#### YOUR GOAL:
Gather each line of the records where "this" appears.

#### RECORD SET:
◆ ◆ ◆ ◆ ◆

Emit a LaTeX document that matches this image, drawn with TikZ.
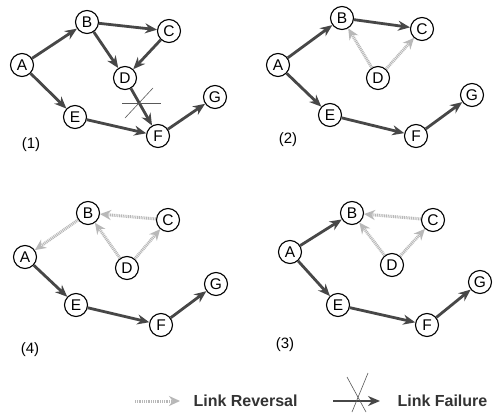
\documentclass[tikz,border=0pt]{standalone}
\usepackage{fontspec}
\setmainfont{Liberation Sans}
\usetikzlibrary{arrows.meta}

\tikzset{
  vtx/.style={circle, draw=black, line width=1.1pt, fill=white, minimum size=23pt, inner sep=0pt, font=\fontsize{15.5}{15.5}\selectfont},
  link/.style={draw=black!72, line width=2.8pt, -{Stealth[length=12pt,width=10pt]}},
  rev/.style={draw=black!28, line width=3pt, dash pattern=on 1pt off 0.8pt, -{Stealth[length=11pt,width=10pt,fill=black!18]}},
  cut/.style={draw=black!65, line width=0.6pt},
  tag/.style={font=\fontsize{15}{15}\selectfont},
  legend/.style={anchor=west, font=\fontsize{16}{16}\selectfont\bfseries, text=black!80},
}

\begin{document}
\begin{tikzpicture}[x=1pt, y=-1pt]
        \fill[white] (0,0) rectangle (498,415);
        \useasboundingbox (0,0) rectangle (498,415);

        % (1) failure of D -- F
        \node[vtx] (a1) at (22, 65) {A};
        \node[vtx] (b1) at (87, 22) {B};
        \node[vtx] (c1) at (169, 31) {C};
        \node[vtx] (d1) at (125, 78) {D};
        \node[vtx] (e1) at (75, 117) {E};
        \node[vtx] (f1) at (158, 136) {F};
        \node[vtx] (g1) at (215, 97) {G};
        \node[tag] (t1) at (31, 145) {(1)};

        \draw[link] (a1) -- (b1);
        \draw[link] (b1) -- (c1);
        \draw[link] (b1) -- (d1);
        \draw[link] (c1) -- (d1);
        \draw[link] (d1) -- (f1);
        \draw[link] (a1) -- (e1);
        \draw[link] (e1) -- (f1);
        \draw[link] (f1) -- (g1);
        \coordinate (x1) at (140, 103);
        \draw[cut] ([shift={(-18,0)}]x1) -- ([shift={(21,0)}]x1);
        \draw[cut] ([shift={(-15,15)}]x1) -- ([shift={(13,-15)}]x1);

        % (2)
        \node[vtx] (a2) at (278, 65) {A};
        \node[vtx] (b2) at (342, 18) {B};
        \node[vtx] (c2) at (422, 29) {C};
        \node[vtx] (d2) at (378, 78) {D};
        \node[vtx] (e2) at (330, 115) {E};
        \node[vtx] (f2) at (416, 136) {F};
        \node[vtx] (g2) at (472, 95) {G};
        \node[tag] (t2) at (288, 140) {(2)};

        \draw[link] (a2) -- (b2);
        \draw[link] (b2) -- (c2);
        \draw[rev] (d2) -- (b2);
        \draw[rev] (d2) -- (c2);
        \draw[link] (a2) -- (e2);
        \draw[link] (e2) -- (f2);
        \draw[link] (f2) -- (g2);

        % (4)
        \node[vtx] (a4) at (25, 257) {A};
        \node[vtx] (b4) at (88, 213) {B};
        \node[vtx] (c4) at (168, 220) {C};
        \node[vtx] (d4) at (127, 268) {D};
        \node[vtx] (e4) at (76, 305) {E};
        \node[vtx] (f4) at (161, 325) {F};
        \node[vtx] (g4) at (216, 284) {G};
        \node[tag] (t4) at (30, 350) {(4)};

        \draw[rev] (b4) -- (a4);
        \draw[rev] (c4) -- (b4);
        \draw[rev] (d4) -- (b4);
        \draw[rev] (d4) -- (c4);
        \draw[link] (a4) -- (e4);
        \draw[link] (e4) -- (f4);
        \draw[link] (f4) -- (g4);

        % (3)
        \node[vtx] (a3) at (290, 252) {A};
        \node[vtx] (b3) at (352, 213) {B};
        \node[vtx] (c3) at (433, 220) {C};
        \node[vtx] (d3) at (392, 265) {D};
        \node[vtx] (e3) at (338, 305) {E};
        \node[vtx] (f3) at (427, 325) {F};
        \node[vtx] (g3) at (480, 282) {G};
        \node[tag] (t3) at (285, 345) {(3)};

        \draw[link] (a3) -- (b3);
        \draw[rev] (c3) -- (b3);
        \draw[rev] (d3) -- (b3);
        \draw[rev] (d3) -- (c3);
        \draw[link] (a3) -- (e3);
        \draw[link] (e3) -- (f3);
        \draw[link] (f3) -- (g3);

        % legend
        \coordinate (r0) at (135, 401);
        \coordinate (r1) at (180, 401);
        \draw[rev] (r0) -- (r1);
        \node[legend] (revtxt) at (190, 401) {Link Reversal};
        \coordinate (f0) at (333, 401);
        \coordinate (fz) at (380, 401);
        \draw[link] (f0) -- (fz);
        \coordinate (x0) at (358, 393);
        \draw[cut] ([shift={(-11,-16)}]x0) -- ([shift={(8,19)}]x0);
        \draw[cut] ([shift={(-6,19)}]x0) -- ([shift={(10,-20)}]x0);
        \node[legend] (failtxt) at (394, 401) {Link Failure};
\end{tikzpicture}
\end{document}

◆ ◆ ◆ ◆ ◆

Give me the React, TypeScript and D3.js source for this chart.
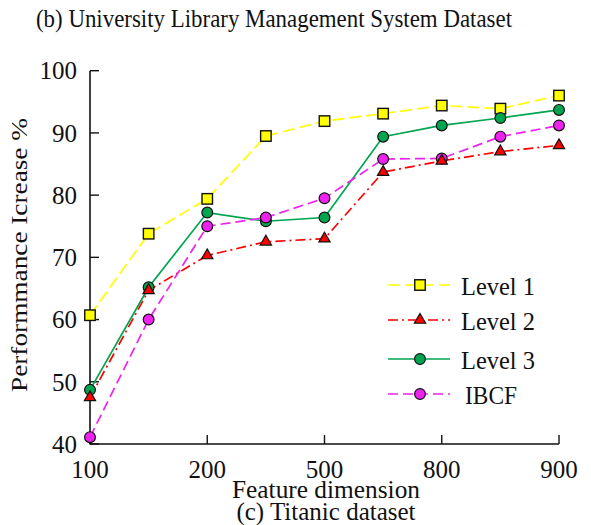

◆ ◆ ◆ ◆ ◆

#### OUTPUT OF THE TASK:
Emit a LaTeX document that matches this image, drawn with TikZ.
Give me the React, TypeScript and D3.js source for this chart.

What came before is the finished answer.